### DIRECTIVE
Each line of the listing must be transcribed exactly, except for the images, which should be excluded.

### SUPPLIED MATERIAL
^^^^^^^^^^^^^^^^

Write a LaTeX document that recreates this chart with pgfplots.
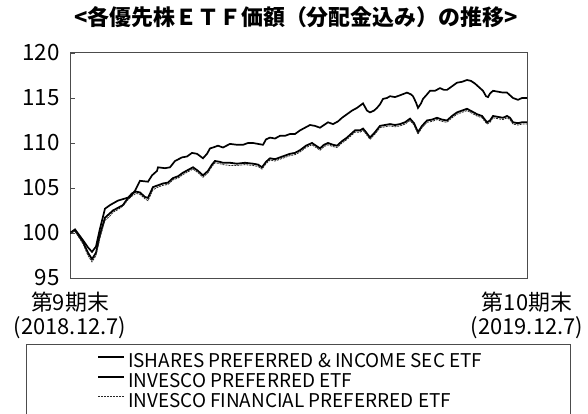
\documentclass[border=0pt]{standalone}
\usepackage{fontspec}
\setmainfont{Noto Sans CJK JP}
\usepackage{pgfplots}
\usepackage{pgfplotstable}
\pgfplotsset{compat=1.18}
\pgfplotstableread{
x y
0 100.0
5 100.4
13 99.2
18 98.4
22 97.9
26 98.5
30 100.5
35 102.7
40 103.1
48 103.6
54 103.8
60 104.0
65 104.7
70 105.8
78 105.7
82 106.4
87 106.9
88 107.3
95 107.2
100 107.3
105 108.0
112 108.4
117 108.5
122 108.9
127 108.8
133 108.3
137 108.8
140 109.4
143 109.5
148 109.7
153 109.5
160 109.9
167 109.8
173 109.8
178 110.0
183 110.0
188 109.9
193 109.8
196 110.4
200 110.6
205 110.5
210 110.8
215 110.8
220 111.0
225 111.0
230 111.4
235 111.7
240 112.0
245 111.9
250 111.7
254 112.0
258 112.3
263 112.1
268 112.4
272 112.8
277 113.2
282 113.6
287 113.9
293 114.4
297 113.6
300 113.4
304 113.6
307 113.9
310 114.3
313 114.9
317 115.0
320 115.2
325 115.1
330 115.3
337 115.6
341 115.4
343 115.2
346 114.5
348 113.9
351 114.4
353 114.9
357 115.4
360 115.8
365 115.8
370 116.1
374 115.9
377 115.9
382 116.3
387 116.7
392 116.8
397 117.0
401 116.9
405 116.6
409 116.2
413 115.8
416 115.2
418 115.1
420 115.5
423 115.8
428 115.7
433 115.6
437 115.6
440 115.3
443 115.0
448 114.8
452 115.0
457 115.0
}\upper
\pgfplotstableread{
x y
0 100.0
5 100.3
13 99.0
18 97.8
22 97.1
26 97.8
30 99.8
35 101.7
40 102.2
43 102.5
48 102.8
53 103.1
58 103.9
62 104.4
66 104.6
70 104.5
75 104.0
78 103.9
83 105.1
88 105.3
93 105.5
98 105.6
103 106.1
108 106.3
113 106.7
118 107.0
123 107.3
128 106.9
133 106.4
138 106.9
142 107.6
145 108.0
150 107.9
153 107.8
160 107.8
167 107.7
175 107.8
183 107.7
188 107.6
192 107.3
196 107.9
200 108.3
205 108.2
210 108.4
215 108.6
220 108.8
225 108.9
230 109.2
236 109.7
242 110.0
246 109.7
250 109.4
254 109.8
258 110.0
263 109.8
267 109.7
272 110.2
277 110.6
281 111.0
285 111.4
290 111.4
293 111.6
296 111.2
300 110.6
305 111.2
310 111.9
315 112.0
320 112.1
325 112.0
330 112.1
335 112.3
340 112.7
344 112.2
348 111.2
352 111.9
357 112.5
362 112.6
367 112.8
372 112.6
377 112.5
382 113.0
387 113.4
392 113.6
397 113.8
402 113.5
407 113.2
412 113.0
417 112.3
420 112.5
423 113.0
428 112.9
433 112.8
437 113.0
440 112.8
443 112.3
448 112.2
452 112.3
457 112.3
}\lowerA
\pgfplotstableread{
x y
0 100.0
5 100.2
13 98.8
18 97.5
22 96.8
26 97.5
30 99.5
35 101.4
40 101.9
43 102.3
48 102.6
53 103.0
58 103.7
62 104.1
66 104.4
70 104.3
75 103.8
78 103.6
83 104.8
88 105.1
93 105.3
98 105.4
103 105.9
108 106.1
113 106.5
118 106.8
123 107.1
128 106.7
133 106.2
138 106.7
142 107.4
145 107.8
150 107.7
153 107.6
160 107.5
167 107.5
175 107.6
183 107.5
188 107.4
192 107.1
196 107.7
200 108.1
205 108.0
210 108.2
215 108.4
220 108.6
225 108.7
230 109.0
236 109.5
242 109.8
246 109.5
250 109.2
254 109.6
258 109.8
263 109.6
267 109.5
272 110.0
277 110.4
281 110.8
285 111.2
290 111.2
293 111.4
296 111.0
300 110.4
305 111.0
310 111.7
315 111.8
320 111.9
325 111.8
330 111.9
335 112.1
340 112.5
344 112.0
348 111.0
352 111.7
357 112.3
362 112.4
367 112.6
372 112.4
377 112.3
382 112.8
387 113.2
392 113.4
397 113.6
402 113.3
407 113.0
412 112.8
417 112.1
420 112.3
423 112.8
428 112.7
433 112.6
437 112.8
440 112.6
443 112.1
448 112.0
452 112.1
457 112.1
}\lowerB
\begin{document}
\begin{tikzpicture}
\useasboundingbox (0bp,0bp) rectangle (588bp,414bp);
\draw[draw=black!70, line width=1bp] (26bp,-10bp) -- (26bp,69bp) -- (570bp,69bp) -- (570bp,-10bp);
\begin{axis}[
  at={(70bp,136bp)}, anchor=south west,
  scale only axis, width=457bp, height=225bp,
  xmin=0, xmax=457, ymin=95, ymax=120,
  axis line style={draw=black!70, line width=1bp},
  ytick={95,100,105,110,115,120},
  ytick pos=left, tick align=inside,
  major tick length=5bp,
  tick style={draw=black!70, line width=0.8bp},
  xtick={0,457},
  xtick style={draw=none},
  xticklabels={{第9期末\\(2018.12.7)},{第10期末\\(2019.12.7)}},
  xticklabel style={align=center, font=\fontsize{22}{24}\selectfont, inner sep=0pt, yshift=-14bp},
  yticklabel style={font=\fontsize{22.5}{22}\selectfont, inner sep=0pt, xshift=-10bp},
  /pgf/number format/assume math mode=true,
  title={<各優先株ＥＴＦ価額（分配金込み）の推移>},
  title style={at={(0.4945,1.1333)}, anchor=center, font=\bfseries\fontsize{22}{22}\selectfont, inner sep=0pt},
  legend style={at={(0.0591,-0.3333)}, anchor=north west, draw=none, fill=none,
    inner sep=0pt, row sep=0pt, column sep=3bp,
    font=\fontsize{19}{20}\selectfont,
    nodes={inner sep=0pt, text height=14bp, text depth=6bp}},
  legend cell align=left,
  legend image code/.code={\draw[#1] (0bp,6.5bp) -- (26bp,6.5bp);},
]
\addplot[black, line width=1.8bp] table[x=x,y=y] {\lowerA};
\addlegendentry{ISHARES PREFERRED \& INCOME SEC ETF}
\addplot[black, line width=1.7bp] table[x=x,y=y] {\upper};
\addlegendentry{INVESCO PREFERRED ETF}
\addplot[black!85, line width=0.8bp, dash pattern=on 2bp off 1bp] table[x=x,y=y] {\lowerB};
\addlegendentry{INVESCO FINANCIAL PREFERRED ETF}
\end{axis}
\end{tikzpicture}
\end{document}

^^^^^^^^^^^^^^^^

### EXERCISE OUTPUT
Write a LaTeX document that recreates this chart with pgfplots.
\documentclass[border=0pt]{standalone}
\usepackage{fontspec}
\setmainfont{Noto Sans CJK JP}
\usepackage{pgfplots}
\usepackage{pgfplotstable}
\pgfplotsset{compat=1.18}
\pgfplotstableread{
x y
0 100.0
5 100.4
13 99.2
18 98.4
22 97.9
26 98.5
30 100.5
35 102.7
40 103.1
48 103.6
54 103.8
60 104.0
65 104.7
70 105.8
78 105.7
82 106.4
87 106.9
88 107.3
95 107.2
100 107.3
105 108.0
112 108.4
117 108.5
122 108.9
127 108.8
133 108.3
137 108.8
140 109.4
143 109.5
148 109.7
153 109.5
160 109.9
167 109.8
173 109.8
178 110.0
183 110.0
188 109.9
193 109.8
196 110.4
200 110.6
205 110.5
210 110.8
215 110.8
220 111.0
225 111.0
230 111.4
235 111.7
240 112.0
245 111.9
250 111.7
254 112.0
258 112.3
263 112.1
268 112.4
272 112.8
277 113.2
282 113.6
287 113.9
293 114.4
297 113.6
300 113.4
304 113.6
307 113.9
310 114.3
313 114.9
317 115.0
320 115.2
325 115.1
330 115.3
337 115.6
341 115.4
343 115.2
346 114.5
348 113.9
351 114.4
353 114.9
357 115.4
360 115.8
365 115.8
370 116.1
374 115.9
377 115.9
382 116.3
387 116.7
392 116.8
397 117.0
401 116.9
405 116.6
409 116.2
413 115.8
416 115.2
418 115.1
420 115.5
423 115.8
428 115.7
433 115.6
437 115.6
440 115.3
443 115.0
448 114.8
452 115.0
457 115.0
}\upper
\pgfplotstableread{
x y
0 100.0
5 100.3
13 99.0
18 97.8
22 97.1
26 97.8
30 99.8
35 101.7
40 102.2
43 102.5
48 102.8
53 103.1
58 103.9
62 104.4
66 104.6
70 104.5
75 104.0
78 103.9
83 105.1
88 105.3
93 105.5
98 105.6
103 106.1
108 106.3
113 106.7
118 107.0
123 107.3
128 106.9
133 106.4
138 106.9
142 107.6
145 108.0
150 107.9
153 107.8
160 107.8
167 107.7
175 107.8
183 107.7
188 107.6
192 107.3
196 107.9
200 108.3
205 108.2
210 108.4
215 108.6
220 108.8
225 108.9
230 109.2
236 109.7
242 110.0
246 109.7
250 109.4
254 109.8
258 110.0
263 109.8
267 109.7
272 110.2
277 110.6
281 111.0
285 111.4
290 111.4
293 111.6
296 111.2
300 110.6
305 111.2
310 111.9
315 112.0
320 112.1
325 112.0
330 112.1
335 112.3
340 112.7
344 112.2
348 111.2
352 111.9
357 112.5
362 112.6
367 112.8
372 112.6
377 112.5
382 113.0
387 113.4
392 113.6
397 113.8
402 113.5
407 113.2
412 113.0
417 112.3
420 112.5
423 113.0
428 112.9
433 112.8
437 113.0
440 112.8
443 112.3
448 112.2
452 112.3
457 112.3
}\lowerA
\pgfplotstableread{
x y
0 100.0
5 100.2
13 98.8
18 97.5
22 96.8
26 97.5
30 99.5
35 101.4
40 101.9
43 102.3
48 102.6
53 103.0
58 103.7
62 104.1
66 104.4
70 104.3
75 103.8
78 103.6
83 104.8
88 105.1
93 105.3
98 105.4
103 105.9
108 106.1
113 106.5
118 106.8
123 107.1
128 106.7
133 106.2
138 106.7
142 107.4
145 107.8
150 107.7
153 107.6
160 107.5
167 107.5
175 107.6
183 107.5
188 107.4
192 107.1
196 107.7
200 108.1
205 108.0
210 108.2
215 108.4
220 108.6
225 108.7
230 109.0
236 109.5
242 109.8
246 109.5
250 109.2
254 109.6
258 109.8
263 109.6
267 109.5
272 110.0
277 110.4
281 110.8
285 111.2
290 111.2
293 111.4
296 111.0
300 110.4
305 111.0
310 111.7
315 111.8
320 111.9
325 111.8
330 111.9
335 112.1
340 112.5
344 112.0
348 111.0
352 111.7
357 112.3
362 112.4
367 112.6
372 112.4
377 112.3
382 112.8
387 113.2
392 113.4
397 113.6
402 113.3
407 113.0
412 112.8
417 112.1
420 112.3
423 112.8
428 112.7
433 112.6
437 112.8
440 112.6
443 112.1
448 112.0
452 112.1
457 112.1
}\lowerB
\begin{document}
\begin{tikzpicture}
\useasboundingbox (0bp,0bp) rectangle (588bp,414bp);
\draw[draw=black!70, line width=1bp] (26bp,-10bp) -- (26bp,69bp) -- (570bp,69bp) -- (570bp,-10bp);
\begin{axis}[
  at={(70bp,136bp)}, anchor=south west,
  scale only axis, width=457bp, height=225bp,
  xmin=0, xmax=457, ymin=95, ymax=120,
  axis line style={draw=black!70, line width=1bp},
  ytick={95,100,105,110,115,120},
  ytick pos=left, tick align=inside,
  major tick length=5bp,
  tick style={draw=black!70, line width=0.8bp},
  xtick={0,457},
  xtick style={draw=none},
  xticklabels={{第9期末\\(2018.12.7)},{第10期末\\(2019.12.7)}},
  xticklabel style={align=center, font=\fontsize{22}{24}\selectfont, inner sep=0pt, yshift=-14bp},
  yticklabel style={font=\fontsize{22.5}{22}\selectfont, inner sep=0pt, xshift=-10bp},
  /pgf/number format/assume math mode=true,
  title={<各優先株ＥＴＦ価額（分配金込み）の推移>},
  title style={at={(0.4945,1.1333)}, anchor=center, font=\bfseries\fontsize{22}{22}\selectfont, inner sep=0pt},
  legend style={at={(0.0591,-0.3333)}, anchor=north west, draw=none, fill=none,
    inner sep=0pt, row sep=0pt, column sep=3bp,
    font=\fontsize{19}{20}\selectfont,
    nodes={inner sep=0pt, text height=14bp, text depth=6bp}},
  legend cell align=left,
  legend image code/.code={\draw[#1] (0bp,6.5bp) -- (26bp,6.5bp);},
]
\addplot[black, line width=1.8bp] table[x=x,y=y] {\lowerA};
\addlegendentry{ISHARES PREFERRED \& INCOME SEC ETF}
\addplot[black, line width=1.7bp] table[x=x,y=y] {\upper};
\addlegendentry{INVESCO PREFERRED ETF}
\addplot[black!85, line width=0.8bp, dash pattern=on 2bp off 1bp] table[x=x,y=y] {\lowerB};
\addlegendentry{INVESCO FINANCIAL PREFERRED ETF}
\end{axis}
\end{tikzpicture}
\end{document}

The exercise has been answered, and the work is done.